:: Exercise details ::
Copy each line in which the string "that" occurs.

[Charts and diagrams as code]
* * * * * * *

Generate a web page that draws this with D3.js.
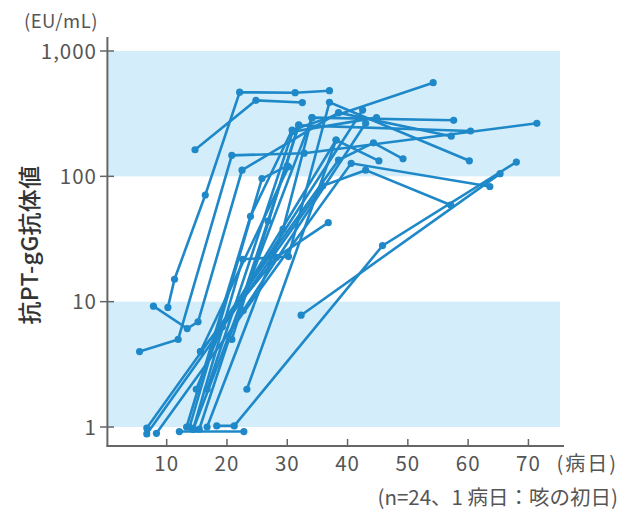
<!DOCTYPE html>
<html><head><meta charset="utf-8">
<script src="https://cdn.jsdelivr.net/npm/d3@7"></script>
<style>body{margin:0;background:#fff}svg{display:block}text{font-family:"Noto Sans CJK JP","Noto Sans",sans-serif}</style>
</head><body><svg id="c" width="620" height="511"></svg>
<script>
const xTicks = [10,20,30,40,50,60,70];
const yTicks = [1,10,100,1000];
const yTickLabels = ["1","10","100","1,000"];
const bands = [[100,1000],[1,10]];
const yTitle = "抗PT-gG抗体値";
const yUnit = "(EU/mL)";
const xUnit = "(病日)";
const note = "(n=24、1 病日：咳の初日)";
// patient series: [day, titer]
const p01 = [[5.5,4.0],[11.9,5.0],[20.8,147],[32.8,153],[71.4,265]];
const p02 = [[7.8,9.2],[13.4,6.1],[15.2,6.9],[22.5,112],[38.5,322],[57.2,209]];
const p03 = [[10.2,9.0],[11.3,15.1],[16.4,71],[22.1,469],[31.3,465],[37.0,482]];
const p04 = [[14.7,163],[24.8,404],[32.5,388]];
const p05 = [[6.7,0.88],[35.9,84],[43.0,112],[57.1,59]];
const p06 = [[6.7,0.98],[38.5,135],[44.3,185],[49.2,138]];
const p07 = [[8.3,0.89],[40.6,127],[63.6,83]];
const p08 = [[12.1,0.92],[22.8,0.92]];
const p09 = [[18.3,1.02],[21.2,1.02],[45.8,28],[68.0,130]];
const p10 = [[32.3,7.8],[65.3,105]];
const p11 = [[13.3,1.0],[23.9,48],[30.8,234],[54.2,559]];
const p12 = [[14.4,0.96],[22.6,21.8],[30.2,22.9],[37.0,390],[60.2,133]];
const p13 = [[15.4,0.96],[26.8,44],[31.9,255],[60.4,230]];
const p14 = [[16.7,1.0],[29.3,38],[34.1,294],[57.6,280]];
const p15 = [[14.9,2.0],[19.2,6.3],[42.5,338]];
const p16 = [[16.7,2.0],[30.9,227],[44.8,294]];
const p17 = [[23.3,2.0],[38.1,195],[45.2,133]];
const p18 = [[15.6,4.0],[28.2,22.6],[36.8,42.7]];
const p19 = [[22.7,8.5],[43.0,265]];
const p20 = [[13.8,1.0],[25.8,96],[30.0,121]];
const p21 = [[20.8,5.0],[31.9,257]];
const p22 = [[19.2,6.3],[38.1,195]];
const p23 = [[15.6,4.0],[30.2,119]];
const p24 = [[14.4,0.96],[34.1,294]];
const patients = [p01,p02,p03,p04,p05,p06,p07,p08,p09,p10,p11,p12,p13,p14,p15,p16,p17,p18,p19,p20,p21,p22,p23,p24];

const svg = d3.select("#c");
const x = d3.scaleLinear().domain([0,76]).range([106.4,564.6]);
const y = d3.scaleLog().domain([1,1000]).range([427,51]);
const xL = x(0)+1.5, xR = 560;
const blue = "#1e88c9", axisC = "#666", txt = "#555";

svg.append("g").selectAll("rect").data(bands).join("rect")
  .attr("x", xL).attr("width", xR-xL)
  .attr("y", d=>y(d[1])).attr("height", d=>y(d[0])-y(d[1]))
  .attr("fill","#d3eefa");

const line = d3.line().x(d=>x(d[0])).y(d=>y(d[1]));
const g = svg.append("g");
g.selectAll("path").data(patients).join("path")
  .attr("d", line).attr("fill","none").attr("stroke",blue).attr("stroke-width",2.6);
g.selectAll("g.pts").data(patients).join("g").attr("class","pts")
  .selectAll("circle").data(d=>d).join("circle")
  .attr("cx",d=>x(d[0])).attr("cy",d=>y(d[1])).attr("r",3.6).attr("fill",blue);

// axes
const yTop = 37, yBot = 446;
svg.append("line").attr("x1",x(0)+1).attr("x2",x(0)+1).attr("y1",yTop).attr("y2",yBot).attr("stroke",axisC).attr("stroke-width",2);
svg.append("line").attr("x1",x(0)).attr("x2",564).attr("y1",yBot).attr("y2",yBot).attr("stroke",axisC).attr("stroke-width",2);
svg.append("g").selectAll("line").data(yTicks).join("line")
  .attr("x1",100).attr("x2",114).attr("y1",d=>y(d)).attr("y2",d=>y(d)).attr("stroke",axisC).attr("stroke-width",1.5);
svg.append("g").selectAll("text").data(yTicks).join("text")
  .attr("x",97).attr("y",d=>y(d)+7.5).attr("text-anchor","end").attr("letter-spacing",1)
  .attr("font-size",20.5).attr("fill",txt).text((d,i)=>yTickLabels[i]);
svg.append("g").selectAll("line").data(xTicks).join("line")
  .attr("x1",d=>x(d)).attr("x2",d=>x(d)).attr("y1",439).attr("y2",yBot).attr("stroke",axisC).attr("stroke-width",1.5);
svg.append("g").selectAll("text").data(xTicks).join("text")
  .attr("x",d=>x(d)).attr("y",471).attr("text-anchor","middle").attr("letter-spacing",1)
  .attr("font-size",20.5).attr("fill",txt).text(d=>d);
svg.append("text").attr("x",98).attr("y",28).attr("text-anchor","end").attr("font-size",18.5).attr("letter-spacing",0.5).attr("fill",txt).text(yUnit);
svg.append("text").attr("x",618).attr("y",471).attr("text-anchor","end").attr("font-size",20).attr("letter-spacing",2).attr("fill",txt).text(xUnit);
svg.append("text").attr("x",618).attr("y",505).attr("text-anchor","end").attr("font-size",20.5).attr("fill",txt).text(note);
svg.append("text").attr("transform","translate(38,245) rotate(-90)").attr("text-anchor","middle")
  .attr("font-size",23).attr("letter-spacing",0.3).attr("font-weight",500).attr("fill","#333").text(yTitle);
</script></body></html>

* * * * * * *

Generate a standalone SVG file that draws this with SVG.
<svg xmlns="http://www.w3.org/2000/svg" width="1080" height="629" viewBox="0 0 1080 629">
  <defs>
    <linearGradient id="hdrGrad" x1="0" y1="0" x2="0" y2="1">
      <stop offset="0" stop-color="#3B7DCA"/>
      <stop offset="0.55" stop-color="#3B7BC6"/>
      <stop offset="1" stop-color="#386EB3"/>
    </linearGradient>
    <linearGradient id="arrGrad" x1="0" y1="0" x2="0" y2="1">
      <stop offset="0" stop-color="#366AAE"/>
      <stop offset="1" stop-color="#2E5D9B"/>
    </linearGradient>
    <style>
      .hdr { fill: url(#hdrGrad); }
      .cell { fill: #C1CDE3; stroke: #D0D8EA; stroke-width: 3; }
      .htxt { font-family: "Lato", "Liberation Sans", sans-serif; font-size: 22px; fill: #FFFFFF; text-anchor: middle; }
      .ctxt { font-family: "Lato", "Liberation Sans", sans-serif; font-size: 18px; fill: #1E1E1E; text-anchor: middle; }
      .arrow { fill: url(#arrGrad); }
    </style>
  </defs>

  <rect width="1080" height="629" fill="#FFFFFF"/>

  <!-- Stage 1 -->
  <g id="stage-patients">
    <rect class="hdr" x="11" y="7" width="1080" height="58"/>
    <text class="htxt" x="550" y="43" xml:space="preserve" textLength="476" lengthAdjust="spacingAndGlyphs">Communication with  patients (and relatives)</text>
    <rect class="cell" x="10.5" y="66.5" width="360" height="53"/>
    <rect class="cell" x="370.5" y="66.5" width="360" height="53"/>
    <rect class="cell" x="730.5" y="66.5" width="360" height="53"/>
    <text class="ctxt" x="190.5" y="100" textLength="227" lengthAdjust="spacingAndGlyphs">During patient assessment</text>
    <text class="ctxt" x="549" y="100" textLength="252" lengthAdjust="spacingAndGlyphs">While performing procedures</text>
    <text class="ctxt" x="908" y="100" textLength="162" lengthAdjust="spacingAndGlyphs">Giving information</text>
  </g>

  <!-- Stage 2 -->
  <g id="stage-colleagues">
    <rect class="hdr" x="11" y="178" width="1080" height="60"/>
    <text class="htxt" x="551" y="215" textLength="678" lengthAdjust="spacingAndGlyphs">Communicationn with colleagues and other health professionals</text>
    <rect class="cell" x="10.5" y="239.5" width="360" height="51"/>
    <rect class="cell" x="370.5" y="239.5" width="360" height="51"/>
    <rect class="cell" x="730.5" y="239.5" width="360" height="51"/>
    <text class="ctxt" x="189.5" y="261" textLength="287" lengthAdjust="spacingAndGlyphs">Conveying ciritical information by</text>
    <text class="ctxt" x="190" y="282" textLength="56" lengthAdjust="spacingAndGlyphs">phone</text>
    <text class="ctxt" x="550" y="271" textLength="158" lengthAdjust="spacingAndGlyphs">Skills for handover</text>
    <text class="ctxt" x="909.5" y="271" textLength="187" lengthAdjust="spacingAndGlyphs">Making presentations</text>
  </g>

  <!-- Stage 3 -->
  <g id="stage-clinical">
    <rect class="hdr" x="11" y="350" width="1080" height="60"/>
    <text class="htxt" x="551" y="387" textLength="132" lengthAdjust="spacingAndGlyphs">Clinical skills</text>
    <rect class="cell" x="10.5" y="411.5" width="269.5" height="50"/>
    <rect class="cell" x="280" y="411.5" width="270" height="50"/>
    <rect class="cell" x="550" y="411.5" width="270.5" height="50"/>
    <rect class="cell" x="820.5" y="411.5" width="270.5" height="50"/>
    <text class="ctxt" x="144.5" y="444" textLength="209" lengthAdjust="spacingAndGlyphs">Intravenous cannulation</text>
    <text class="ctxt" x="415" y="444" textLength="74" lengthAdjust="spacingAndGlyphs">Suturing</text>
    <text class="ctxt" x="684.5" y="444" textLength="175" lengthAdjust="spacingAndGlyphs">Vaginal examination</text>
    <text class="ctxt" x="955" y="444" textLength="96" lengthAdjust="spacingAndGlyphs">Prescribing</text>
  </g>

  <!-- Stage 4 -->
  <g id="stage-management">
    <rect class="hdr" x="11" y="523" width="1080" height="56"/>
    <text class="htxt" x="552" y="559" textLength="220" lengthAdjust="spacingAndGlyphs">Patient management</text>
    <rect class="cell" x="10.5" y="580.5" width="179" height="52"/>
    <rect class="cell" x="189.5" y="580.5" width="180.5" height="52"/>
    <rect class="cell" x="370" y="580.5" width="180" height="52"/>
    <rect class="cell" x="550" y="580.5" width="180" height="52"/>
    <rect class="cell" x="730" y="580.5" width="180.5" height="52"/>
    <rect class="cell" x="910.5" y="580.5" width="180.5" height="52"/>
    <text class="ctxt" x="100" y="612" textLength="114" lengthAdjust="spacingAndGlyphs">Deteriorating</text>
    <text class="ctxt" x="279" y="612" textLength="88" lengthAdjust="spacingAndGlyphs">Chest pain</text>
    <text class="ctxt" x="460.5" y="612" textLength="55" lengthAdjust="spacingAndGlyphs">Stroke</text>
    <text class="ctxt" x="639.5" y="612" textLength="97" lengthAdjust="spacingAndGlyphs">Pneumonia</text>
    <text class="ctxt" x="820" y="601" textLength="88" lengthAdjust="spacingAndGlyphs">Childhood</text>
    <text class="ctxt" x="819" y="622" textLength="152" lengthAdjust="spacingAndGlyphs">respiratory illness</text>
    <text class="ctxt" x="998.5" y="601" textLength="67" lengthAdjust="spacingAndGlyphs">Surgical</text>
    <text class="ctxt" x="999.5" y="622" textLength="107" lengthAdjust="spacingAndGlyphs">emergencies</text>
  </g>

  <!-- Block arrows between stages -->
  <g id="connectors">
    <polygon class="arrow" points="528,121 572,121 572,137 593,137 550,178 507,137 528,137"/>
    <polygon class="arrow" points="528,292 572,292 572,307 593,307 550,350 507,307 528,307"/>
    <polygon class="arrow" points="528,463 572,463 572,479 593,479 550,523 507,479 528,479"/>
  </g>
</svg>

* * * * * * *

:: Task answer ::
Generate a web page that draws this with D3.js.
Generate a standalone SVG file that draws this with SVG.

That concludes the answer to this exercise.